By Scott Horton. Horton is an adjunct professor at Columbia Law School and a contributing editor at Harper's Magazine, where he writes the No Comment blog.
On Monday, Attorney General Eric Holder appointed John Durham, a career prosecutor from Connecticut, to undertake a preliminary examination of a group of cases in which CIA interrogators apparently exceeded even the scope of torture authorized by the now rescinded Justice Department memoranda to see if the circumstances warranted a more thorough criminal investigation. This decision constitutes an important, but very modest, step forward on the torture issue.
Holder's decision is amply justified by a report prepared by the CIA's Inspector General, substantial parts of which were released Monday. Indeed, reading it we are bound to ask whether Holder is doing enough-whether he has not in fact unreasonably limited the scope of Durham's investigation. Here are a few points to consider.
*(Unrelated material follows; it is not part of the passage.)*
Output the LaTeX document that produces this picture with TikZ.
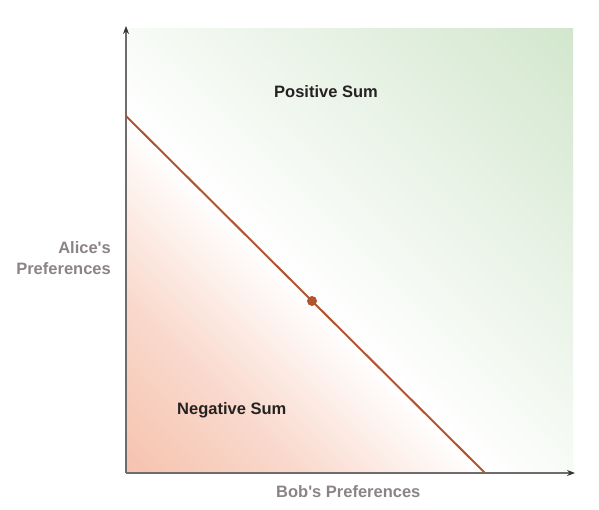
\documentclass[tikz,border=0pt]{standalone}
\usepackage{fontspec}
\newfontfamily\labfont{Liberation Sans}
\usetikzlibrary{arrows.meta}
\definecolor{salmonc}{RGB}{246,194,174}
\definecolor{greenc}{RGB}{210,230,205}
\definecolor{linec}{RGB}{178,84,46}
\definecolor{axisc}{RGB}{112,108,108}
\definecolor{darktxt}{RGB}{38,34,34}
\definecolor{graytxt}{RGB}{140,132,132}
\begin{document}
\begin{tikzpicture}[x=1pt,y=-1pt,
  axisline/.style={draw=axisc, line width=1.4pt, -{Stealth[length=8pt,width=6pt,color=black!80]}},
  sumline/.style={draw=linec, line width=2pt},
  dotnode/.style={circle, fill=linec, inner sep=0pt, minimum size=10pt},
  darklabel/.style={font=\labfont\bfseries\fontsize{16.5}{21}\selectfont, text=darktxt, inner sep=0pt},
  graylabel/.style={font=\labfont\bfseries\fontsize{16.5}{21}\selectfont, text=graytxt, inner sep=0pt}]
\useasboundingbox (0,0) rectangle (599,509);
\fill[white] (0,0) rectangle (599,509);
\coordinate (O) at (126,473);
\coordinate (Ytop) at (126,26);
\coordinate (Xend) at (575,473);
\coordinate (A) at (126,116);
\coordinate (B) at (485,473);
% positive region shading
\begin{scope}
  \clip (126,28) -- (573,28) -- (573,473) -- (B) -- (A) -- cycle;
  \begin{scope}[transform canvas={shift={(A)}, rotate=-44.84}]
    \shade[bottom color=white, top color=greenc] (-200pt,0pt) rectangle (900pt,378pt);
  \end{scope}
\end{scope}
% negative region shading
\begin{scope}
  \clip (A) -- (O) -- (B) -- cycle;
  \begin{scope}[transform canvas={shift={(A)}, rotate=-44.84}]
    \shade[top color=white, bottom color=salmonc, middle color=salmonc!62] (-200pt,-255pt) rectangle (900pt,0pt);
  \end{scope}
\end{scope}
% axes
\draw[axisline] (O) -- (Ytop);
\draw[axisline] (O) -- (Xend);
% zero-sum line
\draw[sumline] (A) -- (B);
\node[dotnode] (P) at (312,301) {};
% labels
\node[darklabel, anchor=base west] (pos) at (274,97) {Positive Sum};
\node[darklabel, anchor=base west] (neg) at (177,414) {Negative Sum};
\node[graylabel, anchor=base west] (bob) at (276,497) {Bob's Preferences};
\node[graylabel, align=right, anchor=east] (alice) at (111,258) {Alice's\\Preferences};
\end{tikzpicture}
\end{document}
1. Torture was approved at the top and implemented with close supervision from senior administration actors. Policies of torture and official cruelty adopted by the administration incorporated new interrogation practices that were up to that point condemned by the United States as torture: this included waterboarding, hyperthermia and sleep deprivation, as now well documented. But the CIA report shows that experimentation was encouraged in a policy that a top officer, Cofer Black, described in congressional testimony with the words "take the gloves off," and CIA agents drew on a range of techniques that seem inspired not by legal guidance and prior practice, but by Hollywood and Fox television: a power drill was turned on, firearms brandished, mock executions staged, threats were made to kill, rape or abuse the children or parents of prisoners. In one case, an agent repeatedly applied pressure to the carotid artery, which feeds oxygenated blood to the brain, until a prisoner reached the point of collapse. In another, prisoners were "buttstroked" with a rifle, and given knee kicks (a procedure documented in the Oscar-winning film Taxi to the Dark Side, which resulted in death to an innocent young Afghan named Dilawar. Roughly half of the case study information remains blacked out, and context suggests that it contains incidents still more gruesome than those disclosed. The report shows CIA supervisors, lawyers and healthcare professionals (most likely psychologists) deeply involved in the process at almost every stage. The notion, therefore, that these were rogue agents off on a lark is absurd. Were the practices employed and documented by this report are practices the Bush White House wanted to see used? That's a pressing question that the CIA report raises without resolving.
Attorney General Holder has drawn a fine distinction between what the OLC memos explicitly authorized and what was done in excess of the guidance given. It's not clear that this distinction is tenable. If Durham pursues any of these cases, he is almost certain to run into claims from those involved in the interrogation process that they did what they understood to have been authorized based on communications up the chain of command. They will say there was a perpetual green light. And the CIA report contains a great deal of support for this understanding. A good example comes in the practice of waterboarding. When the inspector general established that the limits imposed by the OLC memos had been exceeded, Attorney General John Ashcroft was consulted. According to the report, Ashcroft expressed the view that he was perfectly happy with whatever was done. That reaction is extremely telling about the attitude the Justice Department adopted towards the process, which appears more geared to facilitation than regulation. The record also supports the view that a large part of the communication between Bush officials and interrogators wasn't committed to writing, so it's a reasonable inference that the "edgier" approvals were conveyed orally.
2. The introduction of torture and cruelty as official practices damaged the morale and reputation of the CIA. The major argument raised repeatedly by Directors Tenet and Hayden against disclosure of the CIA report is that disclosure would damage the morale and reputation of the CIA. But the report squarely addresses that issue. It shows that the torture and abuse practices themselves severely damaged morale inside the agency. In fact, the report was launched as a result of numerous complaints recorded by valued career CIA officers who explicitly said they felt the practices were a violation of criminal law and would likely result in prosecutions of agency personnel. The report shows that the number of persons raising this objection is substantial. And this is supported by the stream of ex-CIA agents who appeared on television the day of the disclosures: Tyler Drumheller, Jack Rice, Bob Baer, James Bamford and a number of others, all welcoming the appointment of a prosecutor and saying that enforcement measures were welcome. By contrast the number of CIA officers involved in and supporting the torture program is extremely limited, likely not more than two dozen figures, led by three veterans who remain in place: John O. Brennan, Steven Kappes and Michael Sulick.